[Retros] Christmas Contest of Stuttgarter Zeitung

Jens Guballa Jens.Guballa at online.de
Sun Jan 27 14:04:05 EST 2008


Hi all,

the solution for the Christmas contest was published in the last two
issues of the Stuttgarter Zeitung.

Here is a summary:

78 senders sent their solutions, 37 of them made it to the drawing lot
(Problem A and B solved correctly). The winners are:

Martin Kummer, Karlsruhe (cordless telephone)
Martin Pfleiderer, Korntal (micro wave)
Werner Munk, Stuttgart (colored TV)

Winners for the expert contest (correct solutions for problem A - E) are
the following 8 persons:
Dietmar Fauth, Norbert Geisler, Rolf Heimerdinger, Olli Heimo, Martin
Kummer, Klaus Wenda, Nils Empacher and Rolf Schreiber.

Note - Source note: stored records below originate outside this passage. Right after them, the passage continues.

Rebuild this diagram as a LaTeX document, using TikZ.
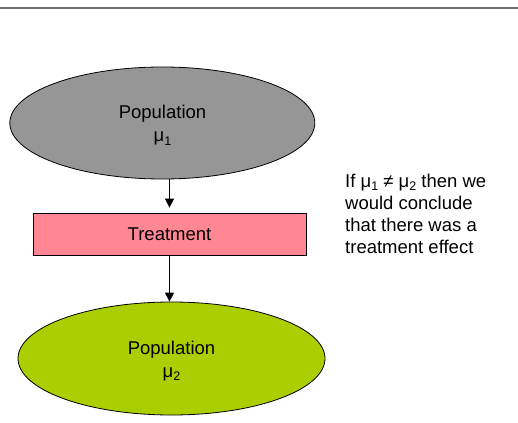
\documentclass[tikz,border=0pt]{standalone}
\usepackage{fontspec}
\setmainfont{Liberation Sans}
\usetikzlibrary{shapes.geometric,arrows.meta}
\definecolor{popgray}{HTML}{969696}
\definecolor{treatpink}{HTML}{FF8794}
\definecolor{popgreen}{HTML}{AACF00}
\definecolor{rulegray}{HTML}{707070}
\newcommand{\mysub}[1]{\raisebox{-3.5pt}{\fontsize{12.5}{12.5}\selectfont #1}}
\tikzset{
  popshape/.style={draw=black, line width=0.8pt, ellipse, inner sep=0pt},
  treatbox/.style={draw=black, line width=0.8pt, fill=treatpink, rectangle, inner sep=0pt,
    minimum width=273pt, minimum height=42pt, font=\fontsize{18.5}{22}\selectfont},
  txt/.style={anchor=base, inner sep=0pt, font=\fontsize{18.5}{22}\selectfont},
  flow/.style={line width=1.5pt, -{Triangle[width=9pt,length=9pt]}},
}
\begin{document}
\begin{tikzpicture}[x=1pt,y=-1pt]
\useasboundingbox (0,0) rectangle (518,422);
\coordinate (ruleL) at (0,7.7);
\coordinate (ruleR) at (518,7.7);
\draw[rulegray, line width=2pt] (ruleL) -- (ruleR);

\node[popshape, fill=popgray, minimum width=305pt, minimum height=112pt] (pop1) at (162.3,123) {};
\node[txt] (pop1a) at (162.5,119) {Population};
\node[txt] (pop1b) at (162.5,142) {μ\mysub{1}};

\node[treatbox] (treat) at (169.5,234) {Treatment};

\node[popshape, fill=popgreen, minimum width=307pt, minimum height=113pt] (pop2) at (171.5,358.5) {};
\node[txt] (pop2a) at (171.5,354) {Population};
\node[txt] (pop2b) at (171.5,377) {μ\mysub{2}};

\node[txt, anchor=base west, align=left] (note) at (345,253)
  {If μ\mysub{1} ≠ μ\mysub{2} then we\\would conclude\\that there was a\\treatment effect};

\draw[flow, shorten >=5pt] (treat.north |- pop1.south) -- (treat.north);
\draw[flow] (treat.south) -- (treat.south |- pop2.north);
\end{tikzpicture}
\end{document}
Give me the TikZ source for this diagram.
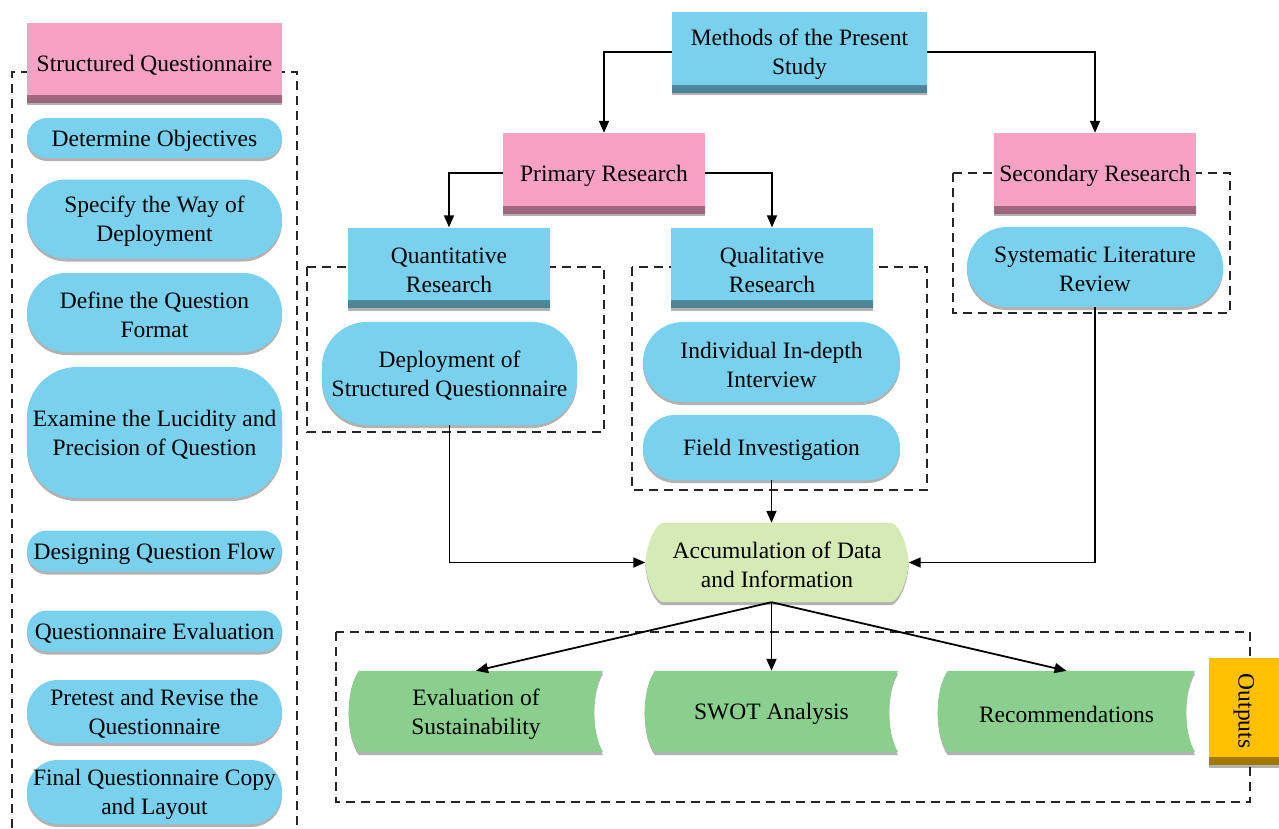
\documentclass[tikz,border=0pt]{standalone}
\usepackage{fontspec}
\setmainfont{Liberation Serif}
\usetikzlibrary{calc,shadows,arrows.meta,backgrounds}
\definecolor{cblue}{RGB}{122,209,238}
\definecolor{cpink}{RGB}{247,161,196}
\definecolor{clgreen}{RGB}{214,234,181}
\definecolor{cgreen}{RGB}{138,207,142}
\definecolor{corange}{RGB}{255,192,0}
\tikzset{
  txt/.style={font=\fontsize{23.5}{29}\selectfont, align=center, inner sep=0pt, text=black},
  T/.style={label={[txt,yshift=-2.5pt]center:#1}},
  sz/.style 2 args={minimum width=#1, minimum height=#2, inner sep=0pt},
  rect/.style={fill=#1, softshadow, path picture={\shade[top color=#1, bottom color=#1!62!black]
      ([yshift=7pt]path picture bounding box.south west) rectangle (path picture bounding box.south east);}},
  softshadow/.style={drop shadow={shadow xshift=0pt, shadow yshift=-3pt, opacity=0.3, fill=black}},
  pill/.style={fill=cblue, rounded corners=#1, softshadow},
  dashbox/.style={draw=black!85, line width=1.3pt, dash pattern=on 9pt off 6pt},
  arr/.style={draw, line width=1.8pt, -{Triangle[length=12pt,width=10pt]}},
}
\begin{document}
\begin{tikzpicture}[x=1pt,y=-1pt]
\useasboundingbox (0,0) rectangle (1279,828);

% dashed frames
\draw[dashbox] (12,828) -- (12,72) -- (297,72) -- (297,828);
\draw[dashbox] (307,267) rectangle (604,432);
\draw[dashbox] (632,267) rectangle (927,490);
\draw[dashbox] (953,173) rectangle (1230,313);
\draw[dashbox] (336,632) rectangle (1250,802);

% left column
\node[rect=cpink, sz={255}{79}, T={Structured Questionnaire}] (sq) at (154.5,62.5) {};
\node[pill=20pt, sz={255}{40}, T={Determine Objectives}] (d1) at (154.5,138) {};
\node[pill=39pt, sz={255}{79}, T={Specify the Way of\\Deployment}] (d2) at (154.5,219) {};
\node[pill=39pt, sz={255}{79}, T={Define the Question\\Format}] (d3) at (154.5,312.5) {};
\node[pill=50pt, sz={255}{131}, T={Examine the Lucidity and\\Precision of Question}] (d4) at (154.5,432.5) {};
\node[pill=20pt, sz={255}{41}, T={Designing Question Flow}] (d5) at (154.5,551) {};
\node[pill=20pt, sz={255}{41}, T={Questionnaire Evaluation}] (d6) at (154.5,631) {};
\node[pill=31pt, sz={255}{63}, T={Pretest and Revise the\\Questionnaire}] (d7) at (154.5,711.5) {};
\node[pill=31pt, sz={255}{64}, T={Final Questionnaire Copy\\and Layout}] (d8) at (154.5,792) {};

% right part
\node[rect=cblue, sz={255}{80}, T={Methods of the Present\\Study}] (mps) at (799.5,52) {};
\node[rect=cpink, sz={202}{80}, T={Primary Research}] (pr) at (604,173) {};
\node[rect=cpink, sz={202}{80}, T={Secondary Research}] (sr) at (1095,173) {};
\node[rect=cblue, sz={202}{80}, T={Quantitative\\Research}] (qn) at (449,267.5) {};
\node[rect=cblue, sz={202}{80}, T={Qualitative\\Research}] (ql) at (772,267.5) {};
\node[pill=45pt, sz={255}{103}, T={Deployment of\\Structured Questionnaire}] (dep) at (449.5,373.5) {};
\node[pill=40pt, sz={257}{80}, T={Individual In-depth\\Interview}] (iid) at (771.5,362) {};
\node[pill=32pt, sz={257}{65}, T={Field Investigation}] (fi) at (771.5,447.5) {};
\node[pill=40pt, sz={256}{80}, T={Systematic Literature\\Review}] (slr) at (1095,267) {};

\node[sz={263}{79}, T={Accumulation of Data\\and Information}] (acc) at (777,562.5) {};
\node[sz={254}{81}, T={Evaluation of\\Sustainability}] (eos) at (476,711.5) {};
\node[sz={253}{81}, T={SWOT Analysis}] (swot) at (771.5,711.5) {};
\node[sz={257}{81}, T={Recommendations}] (rec) at (1066.5,711.5) {};
\node[rect=corange, txt, sz={70}{107}] (out) at (1244,711) {\rotatebox{-90}{Outputs}};

\begin{scope}[on background layer]
  \fill[clgreen, softshadow]
     ($(acc.north west)+(18,0)$) -- ($(acc.north east)+(-18,0)$)
     .. controls ($(acc.north east)+(-12,0)$) and ($(acc.east)+(-2,-24)$) .. (acc.east)
     .. controls ($(acc.east)+(-2,24)$) and ($(acc.south east)+(-12,0)$) .. ($(acc.south east)+(-18,0)$)
     -- ($(acc.south west)+(18,0)$)
     .. controls ($(acc.south west)+(12,0)$) and ($(acc.west)+(2,24)$) .. (acc.west)
     .. controls ($(acc.west)+(2,-24)$) and ($(acc.north west)+(12,0)$) .. cycle;
  \foreach \n in {eos,swot,rec}{
    \fill[cgreen, softshadow] ($(\n.north west)+(10,0)$) -- (\n.north east)
       .. controls ($(\n.east)+(-12,-22)$) and ($(\n.east)+(-12,22)$) .. (\n.south east)
       -- ($(\n.south west)+(10,0)$)
       .. controls ($(\n.west)+(-3.5,22)$) and ($(\n.west)+(-3.5,-22)$) .. cycle;
  }
\end{scope}

% connectors
\draw[arr] (mps.west) -| (pr.north);
\draw[arr] (mps.east) -| (sr.north);
\draw[arr] (pr.west) -| (qn.north);
\draw[arr] (pr.east) -| (ql.north);
\draw[arr] (dep.south) |- (acc.west);
\draw[arr] (slr.south) |- (acc.east);
\draw[arr] (fi.south) -- (fi.south |- acc.north);
\coordinate (accb) at (fi.south |- acc.south);
\draw[arr] (accb) -- (eos.north);
\draw[arr] (accb) -- (swot.north);
\draw[arr] (accb) -- (rec.north);
\end{tikzpicture}
\end{document}
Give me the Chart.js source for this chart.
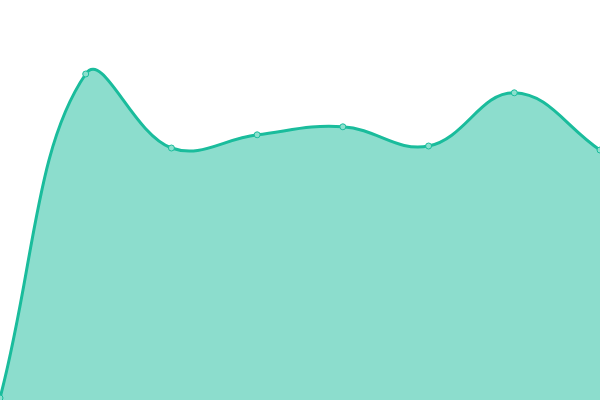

The following solvers have missed a penny: Silvio Baier, Jens Gballa,
Markus Knapp, Herbert Lang, Hanno Lehto, Kurt Lorenz, Erhard Mozer, Karl
Roscher, Klaus Bernhardt, Peter Lau Thomas Lutzius and Bernd Schuh. They
also receive a book price.

Solutions:

A: Not 1. d5:e6 e.p#, because e7-e5 must not have been the last move,
possibe is also Kf8:Bf7, and before that Bg8:f7+. So, after 1. B:g7
it takes two moves to mate the black king (2. Rf8#).

B: Two solutions:

a) Black pawn f7 becomes white. Bf8 is a promoted piece, and now the
only legal last move is g7-g5. Therefore 1. f5:g6 e.p.# works.

b) White pawn h6 becomes black. Black does not have a last move here,
so he can checkmate with 1...Nf6#.

C: Solution: wKh1, wQg8, bKa1, bPb4. 1. Qg8-b3 stalemate.

The quadrangle here has a size of 30 squares.

D: 1.Rc2!! Rf3: 2. Rb2 Rf1+ 3. Kc2 Rf2+ 4. Kc3 Rb2: 5. Kb2:
Most solvers stopped here, but white must play carefully to secure
the win (avoiding stalemate and knight forks). E.g.:
5... g5 ( 5...a4 6.Kc3! Nd6 7.Kb4 g5 8.Kc5 Nc8 9.Kd4 g6 10.Ke5 )
6.Kc3 Nd6 7.a4 preventing any knight forks 7...e5 8.Kd2 ( 8.g4!? )
8...g4 9.Kd3 g6 10.Ke2 h5 11.Kf2 g5 12.Ke3 e4 13.Kd4 h4 14.Kd5 Nc8
15.Kxe4 h3 16.Ke5 Nd6 stalemate? 17.Ke6 No! White wins.

E: Sample solution from Klaus Wenda: White cannot checkmate in one move.
1. Bh1-f1! (treathens 2. Kf1-e1 and forward Bg2#):
1... Kg1-h1? 2. Kd1-e1 (or anything else), Rf1#.
1... Bg1-h2? (Bg1:Ph2?) 2. Rh5-a5, Bg2#
1... Bg3-h2? 2. Ra1-a5, 0-0-0#.

The bBh2 has been promoted on g1 (pawn c7). This pawn captured both
knights, the queen and another white piece, that has been promoted by
the a-pawn without any captures (pawn c7 captured 4 times). The white
pawns also captured 4 times (both knights, queen and rook from a8).
So the 0-0-0 is legal. The following chessmen could never been
captured by pawns: Rh8, Bf8, Pa7 (Pa2 has promotes without any
captures), Bc1, Ph2. Therefore the retraction 1. Bh3:Qf1? Qg2-f1+ 2.
Kf1-e1 and forward Bg2# is illegal.
But black still have an ace: 1.... Bg3:Ph2!! Now the promoted bishop
must have moved from g1 to g3 via f2, so the white King has moved and
0-0-0 is not legal, therefore white cannot checkmate!